Would you return the run of lines that starts at the one with "Convert this chart to Altair code." and ends at the one with "import pandas as pd", ends included, exactly as written and without the images?

◆ **Plotting code records**:
------------------------------
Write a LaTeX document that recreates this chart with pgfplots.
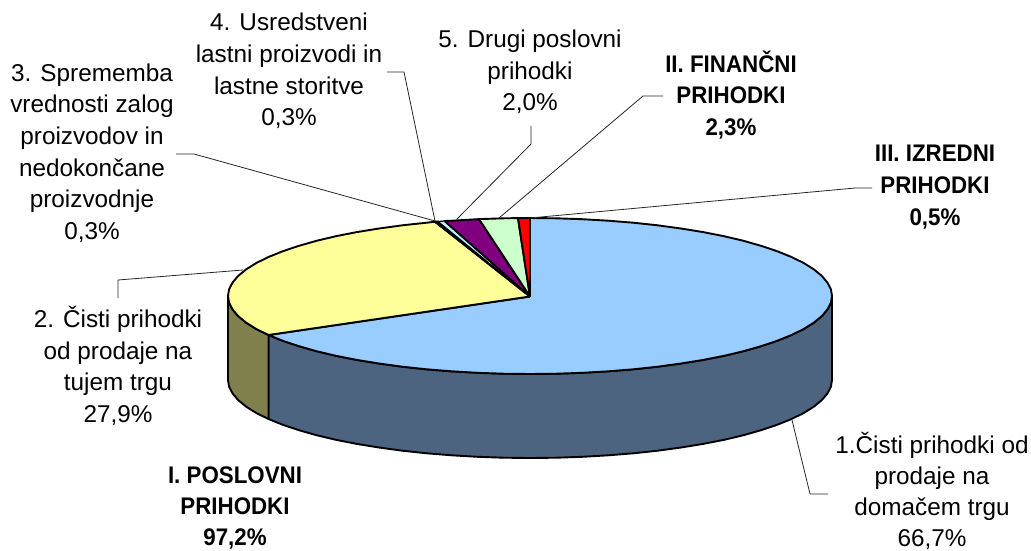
\documentclass[border=0pt]{standalone}
\usepackage{pgfplots}
\pgfplotsset{compat=1.18}
\usepackage{fontspec}
\setmainfont{Liberation Sans}
\newfontface\bfcond[FakeStretch=0.93]{Liberation Sans Bold}
\definecolor{cblue}{HTML}{99CCFF}
\definecolor{cyel}{HTML}{FFFF99}
\definecolor{cblueside}{HTML}{4C6480}
\definecolor{cyelside}{HTML}{80804C}
\definecolor{ccyan}{HTML}{BFF2FF}
\definecolor{cpur}{HTML}{800080}
\definecolor{cgrn}{HTML}{CCFFCC}
\tikzset{
  pie/.style={draw=black,line width=1.9pt},
  lead/.style={draw=black!85,line width=0.8pt},
  lab/.style={font=\fontsize{24.3}{31.6}\selectfont,align=center,text=black,inner sep=0pt},
  labb/.style={font=\fontsize{24}{31.6}\selectfont\bfcond,align=center,text=black,inner sep=0pt},
  labt/.style={font=\fontsize{24.3}{31}\selectfont,align=center,text=black,inner sep=0pt},
  labbt/.style={font=\fontsize{24}{31}\selectfont\bfcond,align=center,text=black,inner sep=0pt},
}
\begin{document}
\begin{tikzpicture}
\path[use as bounding box,clip] (0,0) rectangle (1031pt,550pt);
\begin{axis}[
  at={(0,0)},anchor=south west,
  scale only axis,width=1031pt,height=550pt,
  xmin=0,xmax=1031,ymin=0,ymax=550,y dir=reverse,
  hide axis,clip=false,
  every axis plot/.append style={line join=round,mark=none,solid},
]
% sides
\addplot[pie,fill=cblueside] coordinates {
(832,296)(830.9,302.8)(827.4,309.5)(821.7,316.2)(813.8,322.7)(803.7,329)(791.5,335)(777.4,340.7)(761.3,346.1)(743.5,351.2)(724.1,355.8)(703.2,359.9)(681,363.5)(657.6,366.7)(633.3,369.3)(608.2,371.3)(582.4,372.8)(556.3,373.7)(530,374)(503.7,373.7)(477.6,372.8)(451.8,371.3)(426.7,369.3)(402.4,366.7)(379,363.5)(356.8,359.9)(335.9,355.8)(316.5,351.2)(298.7,346.1)(282.6,340.7)(268.5,335)
(268.5,419)(282.6,424.7)(298.7,430.1)(316.5,435.2)(335.9,439.8)(356.8,443.9)(379,447.5)(402.4,450.7)(426.7,453.3)(451.8,455.3)(477.6,456.8)(503.7,457.7)(530,458)(556.3,457.7)(582.4,456.8)(608.2,455.3)(633.3,453.3)(657.6,450.7)(681,447.5)(703.2,443.9)(724.1,439.8)(743.5,435.2)(761.3,430.1)(777.4,424.7)(791.5,419)(803.7,413)(813.8,406.7)(821.7,400.2)(827.4,393.5)(830.9,386.8)(832,380)(832,296)};
\addplot[pie,fill=cyelside] coordinates {
(268.5,335)(256.3,329)(246.2,322.7)(238.3,316.2)(232.6,309.5)(229.1,302.8)(228,296)(228,380)(229.1,386.8)(232.6,393.5)(238.3,400.2)(246.2,406.7)(256.3,413)(268.5,419)(268.5,335)};
% top slices
\addplot[pie,fill=cblue] coordinates {
(530,296.5)(530,218)(556.3,218.3)(582.4,219.2)(608.2,220.7)(633.3,222.7)(657.6,225.3)(681,228.5)(703.2,232.1)(724.1,236.2)(743.5,240.8)(761.3,245.9)(777.4,251.3)(791.5,257)(803.7,263)(813.8,269.3)(821.7,275.8)(827.4,282.5)(830.9,289.2)(832,296)(830.9,302.8)(827.4,309.5)(821.7,316.2)(813.8,322.7)(803.7,329)(791.5,335)(777.4,340.7)(761.3,346.1)(743.5,351.2)(724.1,355.8)(703.2,359.9)(681,363.5)(657.6,366.7)(633.3,369.3)(608.2,371.3)(582.4,372.8)(556.3,373.7)(530,374)(503.7,373.7)(477.6,372.8)(451.8,371.3)(426.7,369.3)(402.4,366.7)(379,363.5)(356.8,359.9)(335.9,355.8)(316.5,351.2)(298.7,346.1)(282.6,340.7)(268.5,335)(530,296.5)};
\addplot[pie,fill=cyel] coordinates {
(530,296.5)(268.5,335)(256.3,329)(246.2,322.7)(238.3,316.2)(232.6,309.5)(229.1,302.8)(228,296)(229.1,289.2)(232.6,282.5)(238.3,275.8)(246.2,269.3)(256.3,263)(268.5,257)(282.6,251.3)(298.7,245.9)(316.5,240.8)(335.9,236.2)(356.8,232.1)(379,228.5)(402.4,225.3)(426.7,222.7)(435,221.7)(530,296.5)};
\addplot[pie,fill=cyel] coordinates {(530,296.5)(435,221.7)(438,221.5)(530,296.5)};
\addplot[pie,line width=1.2pt,fill=ccyan] coordinates {(530,296.5)(438,221.5)(444.5,221)(530,296.5)};
\addplot[pie,fill=cpur] coordinates {(530,296.5)(444.5,221)(451.8,220.7)(477.6,219.2)(479,219.1)(530,296.5)};
\addplot[pie,fill=cgrn] coordinates {(530,296.5)(479,219.1)(503.7,218.3)(518,218.1)(530,296.5)};
\addplot[pie,fill=red] coordinates {(530,296.5)(518,218.1)(530,218)(530,296.5)};
% leader lines
\addplot[lead] coordinates {(792,420)(810,494)(828,494)};
\addplot[lead] coordinates {(118,298)(118,280)(243,270)};
\addplot[lead] coordinates {(176,154)(194,154)(435,221)};
\addplot[lead] coordinates {(387,72)(404,72)(435,221)};
\addplot[lead] coordinates {(531,126)(531,144)(457,219)};
\addplot[lead] coordinates {(663,96)(643,96)(499,218)};
\addplot[lead] coordinates {(872,188)(855,188)(530,218)};
% labels
\node[labt] at (axis cs:932,491) {1.Čisti prihodki od\\prodaje na\\domačem trgu\\66,7\%};
\node[lab] at (axis cs:118,366) {2. Čisti prihodki\\od prodaje na\\tujem trgu\\27,9\%};
\node[lab] at (axis cs:92,153) {3. Sprememba\\vrednosti zalog\\proizvodov in\\nedokončane\\proizvodnje\\0,3\%};
\node[lab] at (axis cs:289,71) {4. Usredstveni\\lastni proizvodi in\\lastne storitve\\0,3\%};
\node[lab] at (axis cs:530,72) {5. Drugi poslovni\\prihodki\\2,0\%};
\node[labb] at (axis cs:731,95) {II. FINANČNI\\PRIHODKI\\2,3\%};
\node[labb] at (axis cs:935,187) {III. IZREDNI\\PRIHODKI\\0,5\%};
\node[labbt] at (axis cs:235,507.5) {I. POSLOVNI\\PRIHODKI\\97,2\%};
\end{axis}
\end{tikzpicture}
\end{document}
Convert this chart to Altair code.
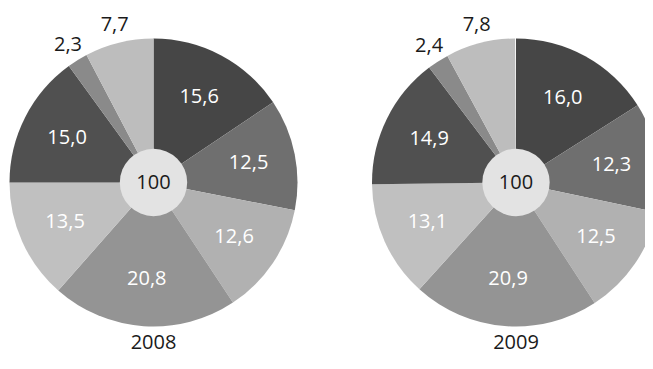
import math
import altair as alt
import pandas as pd

years = ["2008", "2009"]
segments = ["s1", "s2", "s3", "s4", "s5", "s6", "s7", "s8"]
values_2008 = [15.6, 12.5, 12.6, 20.8, 13.5, 15.0, 2.3, 7.7]
values_2009 = [16.0, 12.3, 12.5, 20.9, 13.1, 14.9, 2.4, 7.8]
seg_colors = ["#464646", "#6f6f6f", "#b1b1b1", "#949494",
              "#c0c0c0", "#505050", "#8a8a8a", "#bdbdbd"]
outside_segments = ["s7", "s8"]

rows = []
for yr, vals in zip(years, [values_2008, values_2009]):
    for i, (s, v) in enumerate(zip(segments, vals)):
        rows.append({"year": yr, "seg": s, "order": i, "value": v,
                     "label": f"{v:.1f}".replace(".", ",")})
df = pd.DataFrame(rows)

FONT = "Open Sans"
FS = 20
W, H = 637, 349
centers = {"2008": (145.5, 174.5), "2009": (508, 174.5)}
R_OUT = 144
R_IN = 38

layers = []
for yr in years:
    cx, cy = centers[yr]
    base = alt.Chart(df).transform_filter(alt.datum.year == yr)
    arc = base.mark_arc(outerRadius=R_OUT).encode(
        theta=alt.Theta("value:Q", stack=True),
        order=alt.Order("order:Q"),
        color=alt.Color("seg:N", scale=alt.Scale(domain=segments, range=seg_colors), legend=None),
        x=alt.value(cx), y=alt.value(cy),
    )
    pos = (base
           .transform_window(cum="sum(value)", sort=[alt.SortField("order")], frame=[None, 0])
           .transform_joinaggregate(total="sum(value)")
           .transform_calculate(angle="(datum.cum - datum.value/2) / datum.total * 2 * PI"))
    inside = pos.transform_filter(
        {"not": alt.FieldOneOfPredicate(field="seg", oneOf=outside_segments)}
    ).mark_text(radius=97, font=FONT, fontSize=FS, color="white").encode(
        theta=alt.Theta("angle:Q", scale=None),
        text="label:N",
        x=alt.value(cx), y=alt.value(cy),
    )
    outside = pos.transform_filter(
        alt.FieldOneOfPredicate(field="seg", oneOf=outside_segments)
    ).mark_text(radius=162, font=FONT, fontSize=FS, color="#1a1a1a").encode(
        theta=alt.Theta("angle:Q", scale=None),
        text="label:N",
        x=alt.value(cx), y=alt.value(cy),
    )
    agg = base.transform_aggregate(total="sum(value)", groupby=["year"])
    hole = agg.mark_circle(size=math.pi * R_IN ** 2, color="#e3e3e3", opacity=1).encode(
        x=alt.value(cx), y=alt.value(cy),
    )
    hole_text = agg.mark_text(font=FONT, fontSize=FS, color="#1a1a1a").encode(
        text=alt.Text("total:Q", format=".0f"),
        x=alt.value(cx), y=alt.value(cy),
    )
    year_text = agg.mark_text(font=FONT, fontSize=FS, color="#1a1a1a", baseline="bottom").encode(
        text="year:N",
        x=alt.value(cx), y=alt.value(H - 4),
    )
    layers += [arc, inside, outside, hole, hole_text, year_text]

chart = alt.layer(*layers).properties(
    width=W, height=H, padding=0,
    autosize=alt.AutoSizeParams(type="none"),
).configure_view(stroke=None)

chart.save("out.html", embed_options={"renderer": "svg", "actions": False})
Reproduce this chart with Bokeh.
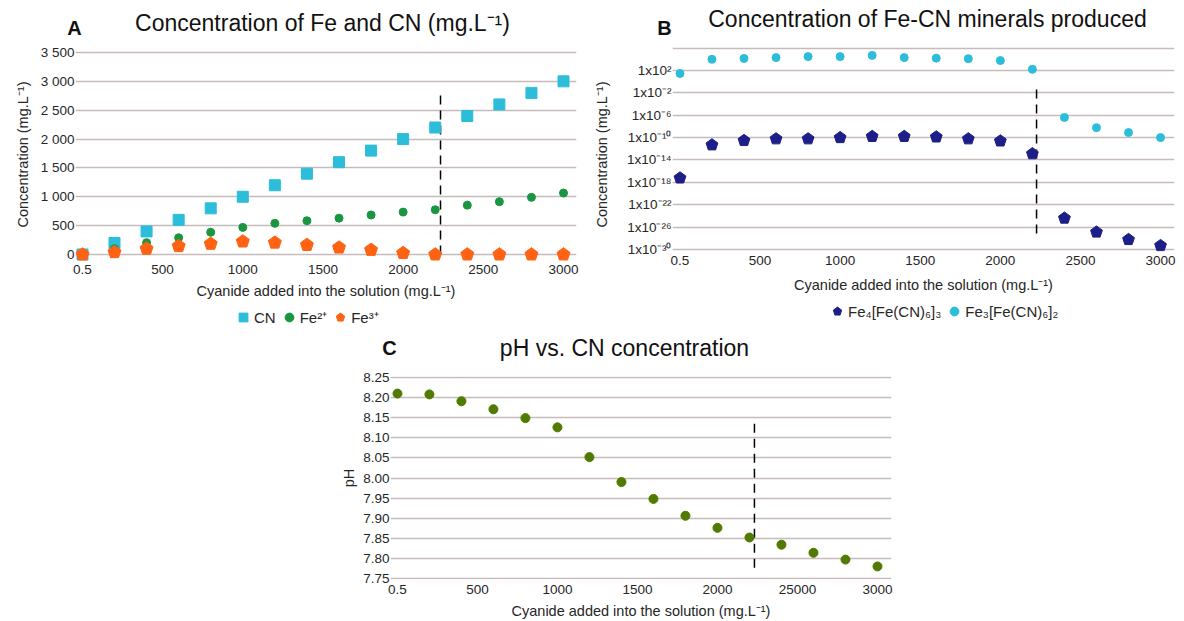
------------------------------
◆ **TASK OUTPUT**:
Convert this chart to Altair code.
import math
import altair as alt
import pandas as pd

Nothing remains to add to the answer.